§ **Entries supplied**

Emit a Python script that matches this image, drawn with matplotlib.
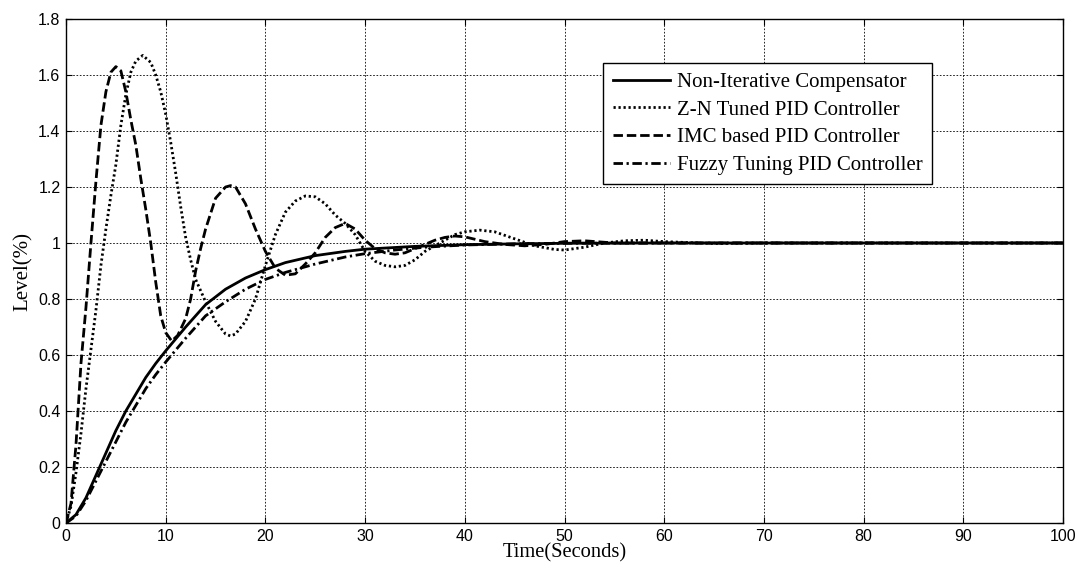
...
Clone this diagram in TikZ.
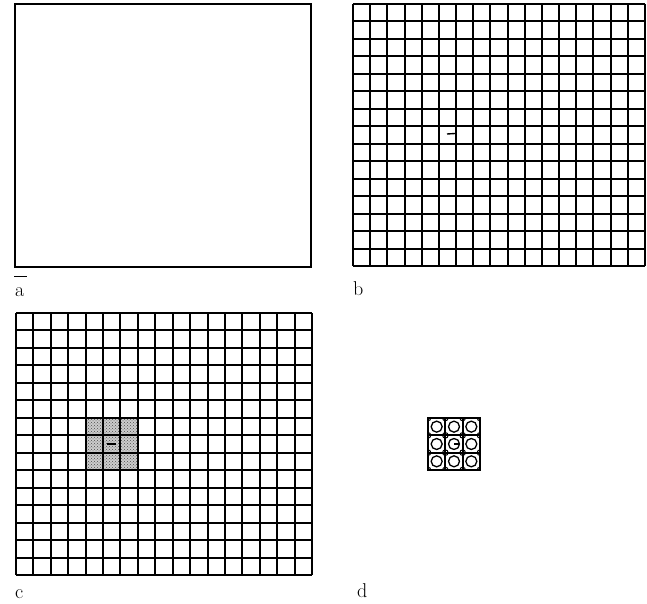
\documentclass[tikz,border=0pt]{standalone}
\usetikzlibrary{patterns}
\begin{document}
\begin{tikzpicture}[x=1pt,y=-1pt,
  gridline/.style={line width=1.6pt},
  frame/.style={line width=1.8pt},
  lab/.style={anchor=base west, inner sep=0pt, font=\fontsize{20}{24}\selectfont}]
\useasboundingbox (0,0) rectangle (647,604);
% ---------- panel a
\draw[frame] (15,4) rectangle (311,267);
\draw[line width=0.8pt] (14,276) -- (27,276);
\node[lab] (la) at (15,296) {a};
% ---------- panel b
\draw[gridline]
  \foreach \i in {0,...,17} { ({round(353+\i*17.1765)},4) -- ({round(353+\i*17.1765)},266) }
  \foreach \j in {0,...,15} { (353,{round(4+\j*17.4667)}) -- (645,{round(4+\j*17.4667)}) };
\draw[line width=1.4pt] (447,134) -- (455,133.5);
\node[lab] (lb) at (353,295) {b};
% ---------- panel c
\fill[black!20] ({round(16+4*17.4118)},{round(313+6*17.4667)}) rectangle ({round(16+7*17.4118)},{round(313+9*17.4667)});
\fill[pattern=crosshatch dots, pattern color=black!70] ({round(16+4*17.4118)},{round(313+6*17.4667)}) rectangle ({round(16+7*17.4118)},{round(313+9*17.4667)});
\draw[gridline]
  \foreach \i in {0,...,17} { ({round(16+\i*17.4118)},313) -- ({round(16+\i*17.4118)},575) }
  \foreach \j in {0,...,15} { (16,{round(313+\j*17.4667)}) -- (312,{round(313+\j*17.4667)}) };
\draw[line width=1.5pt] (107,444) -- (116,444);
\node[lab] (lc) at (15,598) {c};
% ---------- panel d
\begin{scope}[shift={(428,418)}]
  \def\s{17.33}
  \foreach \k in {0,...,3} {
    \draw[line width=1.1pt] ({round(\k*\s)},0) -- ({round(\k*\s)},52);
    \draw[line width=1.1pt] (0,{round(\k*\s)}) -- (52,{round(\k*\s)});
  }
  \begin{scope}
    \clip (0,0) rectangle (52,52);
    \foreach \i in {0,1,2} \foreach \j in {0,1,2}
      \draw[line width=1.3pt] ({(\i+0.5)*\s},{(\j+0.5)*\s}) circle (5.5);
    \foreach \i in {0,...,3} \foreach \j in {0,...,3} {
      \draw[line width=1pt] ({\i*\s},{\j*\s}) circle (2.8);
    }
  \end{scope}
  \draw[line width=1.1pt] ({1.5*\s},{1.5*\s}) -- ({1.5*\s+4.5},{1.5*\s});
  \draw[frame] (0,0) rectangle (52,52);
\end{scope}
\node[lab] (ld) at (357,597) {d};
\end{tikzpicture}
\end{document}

§ **Exercise directions**
Copy out every line from the records that has the word "this".

§ **Task response**
Emit a Python script that matches this image, drawn with matplotlib.
Clone this diagram in TikZ.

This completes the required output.